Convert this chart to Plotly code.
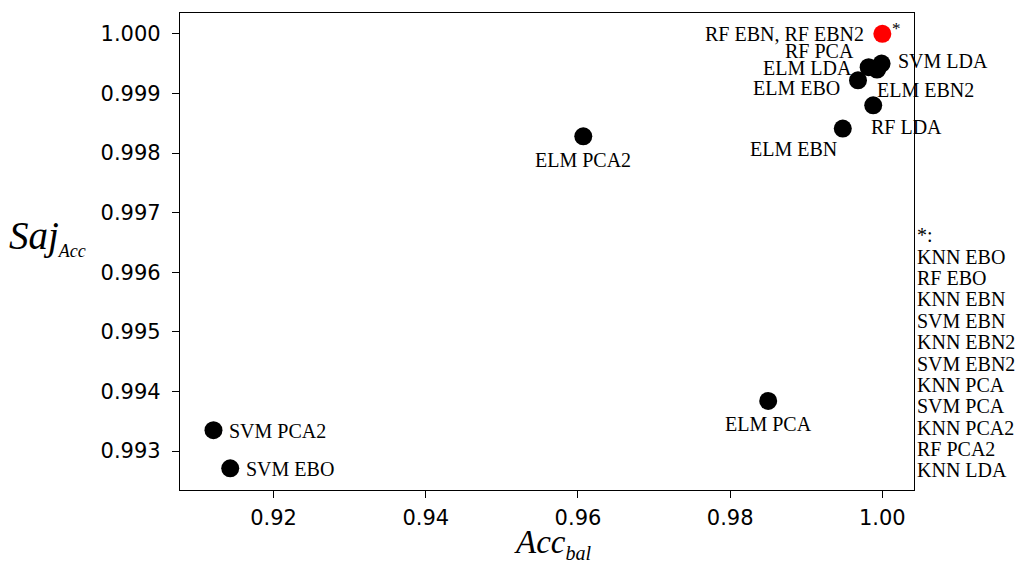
import plotly.graph_objects as go

# ---- data ----
labels = ["RF EBN, RF EBN2", "SVM LDA", "ELM LDA", "RF PCA", "ELM EBN2", "ELM EBO",
          "RF LDA", "ELM EBN", "ELM PCA2", "ELM PCA", "SVM PCA2", "SVM EBO"]
acc_bal = [1.0000, 0.9999, 0.9982, 0.9993, 0.9993, 0.9968,
           0.9988, 0.9948, 0.9607, 0.9850, 0.9121, 0.9143]
saj_acc = [1.00000, 0.99950, 0.99944, 0.99941, 0.99940, 0.99922,
           0.99880, 0.99841, 0.99828, 0.99384, 0.99335, 0.99271]
star_list = ["KNN EBO", "RF EBO", "KNN EBN", "SVM EBN", "KNN EBN2", "SVM EBN2",
             "KNN PCA", "SVM PCA", "KNN PCA2", "RF PCA2", "KNN LDA"]
x_ticks = [0.92, 0.94, 0.96, 0.98, 1.00]
y_ticks = [0.993, 0.994, 0.995, 0.996, 0.997, 0.998, 0.999, 1.000]

# ---- label placement (pixels) ----
label_pos = {
    "RF EBN, RF EBN2": ("right", -16, 0),
    "SVM LDA": ("left", 14, 3),
    "ELM LDA": ("right", -15, -1),
    "RF PCA": ("right", -21, 18),
    "ELM EBN2": ("left", -2, -20),
    "ELM EBO": ("right", -16, -8),
    "RF LDA": ("left", -4, -22),
    "ELM EBN": ("right", -4, -20),
    "ELM PCA2": ("center", 0, -24),
    "ELM PCA": ("center", 0, -23),
    "SVM PCA2": ("left", 14, -1),
    "SVM EBO": ("left", 14, -1),
}

SERIF = "Liberation Serif"
LBL = 20
colors = ["red"] + ["black"] * (len(labels) - 1)

fig = go.Figure()
fig.add_trace(go.Scatter(
    x=acc_bal, y=saj_acc, mode="markers",
    marker=dict(size=18, color=colors, line=dict(width=0)),
    showlegend=False, hoverinfo="skip"))

ann = []
for name, xv, yv in zip(labels, acc_bal, saj_acc):
    anc, dx, dy = label_pos[name]
    ann.append(dict(x=xv, y=yv, xref="x", yref="y", text=name, showarrow=False,
                    xanchor=anc, yanchor="middle", xshift=dx, yshift=dy,
                    font=dict(family=SERIF, size=LBL, color="black")))
# star marker next to the red point
ann.append(dict(x=acc_bal[0], y=saj_acc[0], xref="x", yref="y", text="*", showarrow=False,
                xanchor="left", yanchor="middle", xshift=8, yshift=5,
                font=dict(family=SERIF, size=17, color="black")))

# list on the right
plot_top, plot_bot = 12.5, 490.0
first_px, step_px = 235.0, 21.4
items = ["*:"] + star_list
for i, t in enumerate(items):
    ypx = first_px + i * step_px
    ann.append(dict(x=1, y=(plot_bot - ypx) / (plot_bot - plot_top), xref="paper", yref="paper",
                    text=t, showarrow=False, xanchor="left", yanchor="middle", xshift=1,
                    font=dict(family=SERIF, size=LBL, color="black")))

# axis titles
ann.append(dict(x=-0.236, y=0.53, xref="paper", yref="paper",
                text='<i>Saj</i><sub><span style="font-size:18px"><i>Acc</i></span></sub>',
                showarrow=False, xanchor="left", yanchor="middle",
                font=dict(family=SERIF, size=39, color="black")))
ann.append(dict(x=0.508, y=-0.113, xref="paper", yref="paper",
                text='<i>Acc</i><sub><span style="font-size:20px"><i>bal</i></span></sub>',
                showarrow=False, xanchor="center", yanchor="middle",
                font=dict(family=SERIF, size=33, color="black")))

axis_common = dict(showline=True, linecolor="black", linewidth=1.3, mirror=True,
                   ticks="outside", ticklen=7, tickwidth=1.2, tickcolor="black",
                   showgrid=False, zeroline=False,
                   tickfont=dict(family="DejaVu Sans", size=21, color="black"))

fig.update_layout(
    width=1015, height=565,
    margin=dict(l=180, r=101, t=13, b=75),
    plot_bgcolor="white", paper_bgcolor="white",
    xaxis=dict(range=[0.9077, 1.00416], tickvals=x_ticks,
               ticktext=[f"{v:.2f}" for v in x_ticks], ticklabelstandoff=2, **axis_common),
    yaxis=dict(range=[0.992346, 1.000349], tickvals=y_ticks,
               ticktext=[f"{v:.3f}" for v in y_ticks], ticklabelstandoff=7, **axis_common),
    annotations=ann,
)

fig.write_html("out.html")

# # # # # # #

# Problem details
Only lines belong in the copy: transcribe those from the start of the data through the line that contains "import plotly.graph_objects as go", and skip the pictures.

# Right answer
Convert this chart to Plotly code.
import plotly.graph_objects as go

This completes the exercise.